Soviet-Lithuanian politician
Tatjana Jančaitytė (3 January 1911 – 1999) was a Soviet-Lithuanian politician. She served as the Minister of Social Affairs of the Lithuanian SSR in 1960–1973.
Biography
Jančaitytė was born on 3 January 1911 in Žečkalniai [lt] in the present-day Šakiai District Municipality.[1] She did not receive a more extensive education and from an early age worked in the agriculture.[2] In 1933, she joined the Lithuanian Communist Party which was outlawed at the time. For her communist activities, she was imprisoned in 1933, 1934, and 1936.[1] Her brother Alfonsas Jančaitis was also a communist who joined the 16th Rifle Division of the Red Army during World War II.[3]
After the Soviet occupation of Lithuania in June 1940, Jančaitytė became head of the communist district committee in Šakiai.

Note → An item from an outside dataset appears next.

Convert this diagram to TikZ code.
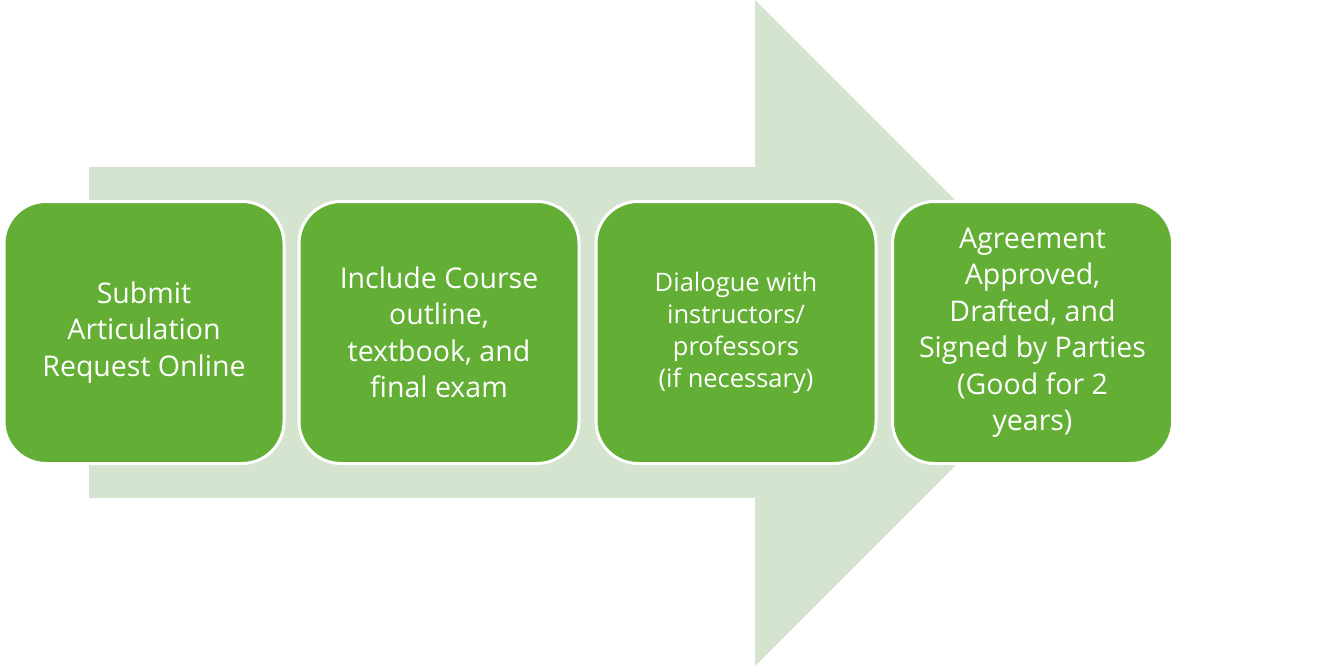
\documentclass[tikz,border=0pt]{standalone}
\usepackage{fontspec}
\setmainfont{Open Sans}
\definecolor{boxgreen}{HTML}{63AF35}
\definecolor{arrowgreen}{HTML}{D4E4CF}
\begin{document}
\begin{tikzpicture}[x=1pt,y=-1pt,
  stepbox/.style={draw=white, line width=3pt, fill=boxgreen, rounded corners=42pt,
    minimum width=280pt, minimum height=262pt, align=center, text=white,
    font=\fontsize{28.5}{36.5}\selectfont, inner sep=0pt}]
\useasboundingbox (0,0) rectangle (1328,666);
\fill[arrowgreen] (89,167) -- (755,167) -- (755,0) -- (1088,333) -- (755,666) -- (755,498) -- (89,498) -- cycle;
\node[stepbox] (s1) at (144,332.5) {Submit\\Articulation\\Request Online};
\node[stepbox] (s2) at (439,332.5) {Include Course\\outline,\\textbook, and\\final exam};
\node[stepbox, font=\fontsize{25.5}{32}\selectfont] (s3) at (736,332.5) {Dialogue with\\instructors/\\professors\\(if necessary)};
\node[stepbox] (s4) at (1032.5,332.5) {Agreement\\Approved,\\Drafted, and\\Signed by Parties\\(Good for 2\\years)};
\end{tikzpicture}
\end{document}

When Germany invaded the Soviet Union in 1941, she retreated from Lithuania and worked at the local communist committee in Soligalichsky District, Kostroma Oblast. In 1944, she returned to Lithuania and rejoined the district committee in Šakiai as the second secretary.[1] In 1945, she was promoted to the first secretary. In May 1949, she was accused of accounting irregularities. She was reprimanded and ordered to return 1400 rubles to the party.[2] However, she was defended by First Secretary Antanas Sniečkus and the reprimand did not interrupt her communist career.[2]
When oblasts were introduced in Lithuania in 1950, she became secretary of the Kaunas oblast committee and worked there until 1952. After graduation from the Higher Party School in 1955, she become the first secretary of the district committee in Kėdainiai. In 1960, she was appointed as the Minister of Social Affairs and served until 1973.[1]
Jančaitytė was also a member of the Central Committee of the Lithuanian Communist Party in 1949–1952 and 1956–1964 and its Audit Committee in 1966–1976. She was elected to the Supreme Soviet of the Lithuanian SSR in 1947–1971 and was a member of its Presidium in 1959–1963. She was also elected to the Supreme Soviet of the Soviet Union in 1950–1954.[1]